> **SET PROBLEM**: Only lines holding the word "with" should be copied from the material.

> **TASK INPUT**:
========================================

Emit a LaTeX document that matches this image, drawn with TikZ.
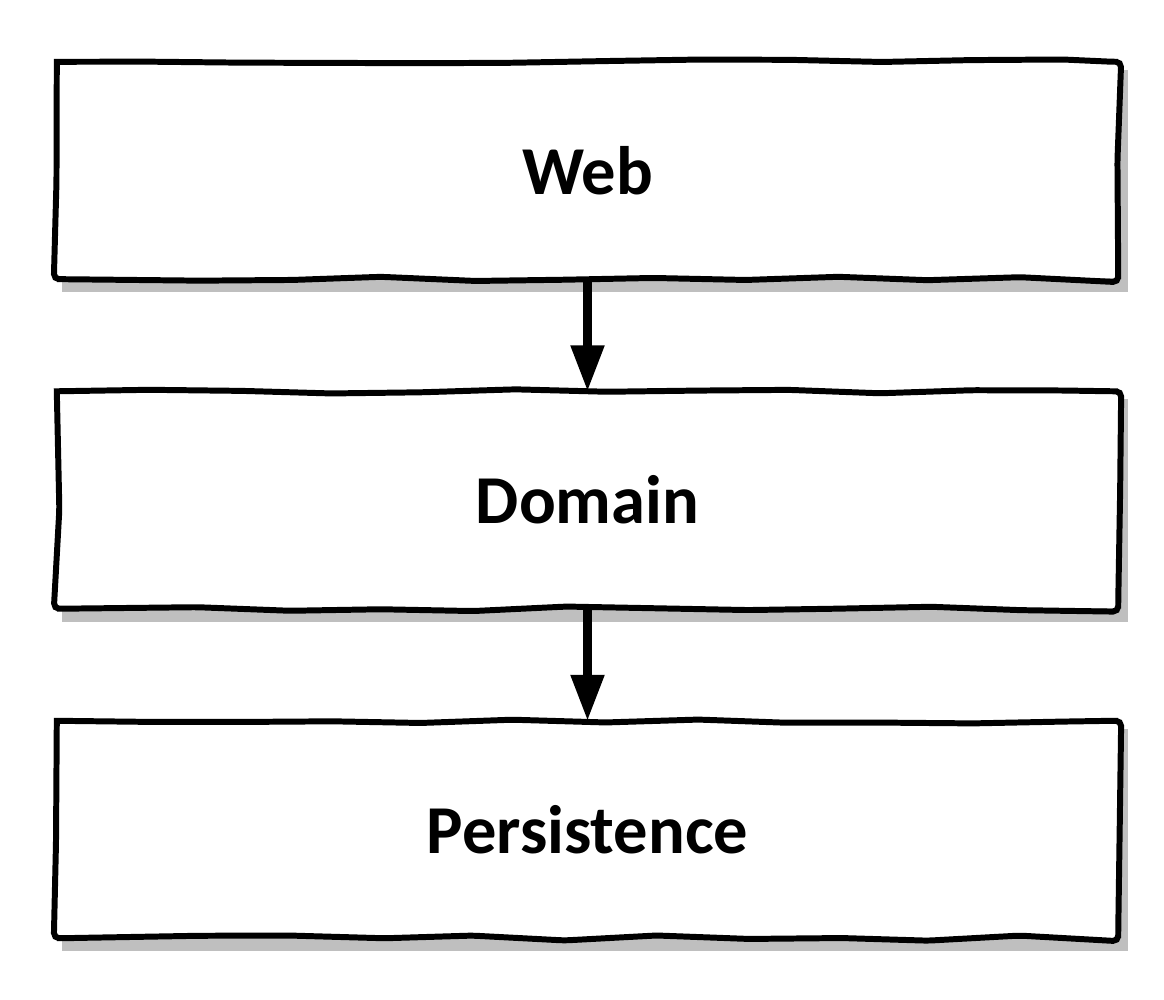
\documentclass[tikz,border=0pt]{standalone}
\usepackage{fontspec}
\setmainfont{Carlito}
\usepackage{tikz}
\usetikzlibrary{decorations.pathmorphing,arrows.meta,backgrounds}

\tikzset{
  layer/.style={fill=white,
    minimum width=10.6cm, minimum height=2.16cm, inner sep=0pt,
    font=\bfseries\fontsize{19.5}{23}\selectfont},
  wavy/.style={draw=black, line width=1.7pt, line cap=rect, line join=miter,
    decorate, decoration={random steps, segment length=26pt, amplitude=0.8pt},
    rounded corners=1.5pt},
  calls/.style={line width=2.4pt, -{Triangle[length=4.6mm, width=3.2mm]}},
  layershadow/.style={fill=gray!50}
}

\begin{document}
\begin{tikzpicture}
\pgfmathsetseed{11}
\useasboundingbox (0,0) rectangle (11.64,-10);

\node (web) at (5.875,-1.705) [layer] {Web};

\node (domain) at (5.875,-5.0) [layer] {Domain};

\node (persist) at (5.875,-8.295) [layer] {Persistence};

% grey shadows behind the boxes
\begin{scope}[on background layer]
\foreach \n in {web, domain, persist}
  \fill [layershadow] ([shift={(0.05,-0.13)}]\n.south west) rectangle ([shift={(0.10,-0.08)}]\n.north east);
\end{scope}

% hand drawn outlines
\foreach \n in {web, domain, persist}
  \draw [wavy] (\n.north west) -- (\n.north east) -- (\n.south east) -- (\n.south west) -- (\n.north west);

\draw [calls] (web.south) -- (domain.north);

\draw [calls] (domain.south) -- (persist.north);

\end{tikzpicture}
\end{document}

========================================

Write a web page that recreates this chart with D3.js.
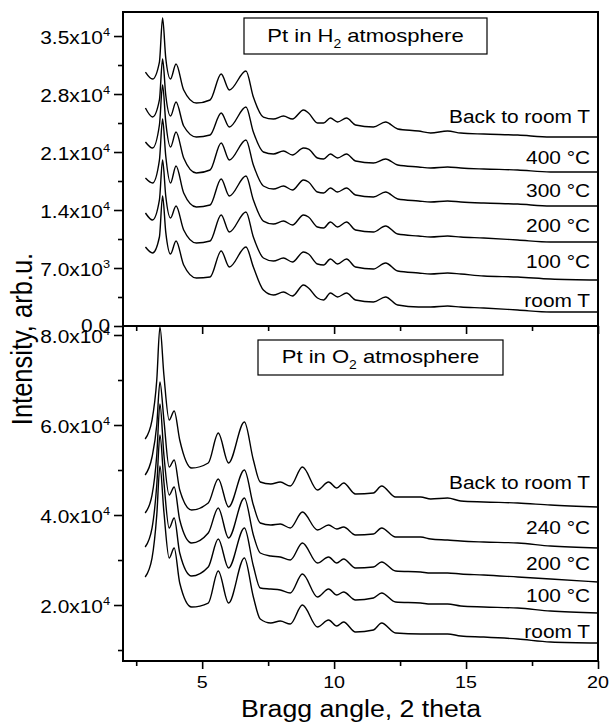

========================================

> **FINISHED ANSWER**:
Emit a LaTeX document that matches this image, drawn with TikZ.
Write a web page that recreates this chart with D3.js.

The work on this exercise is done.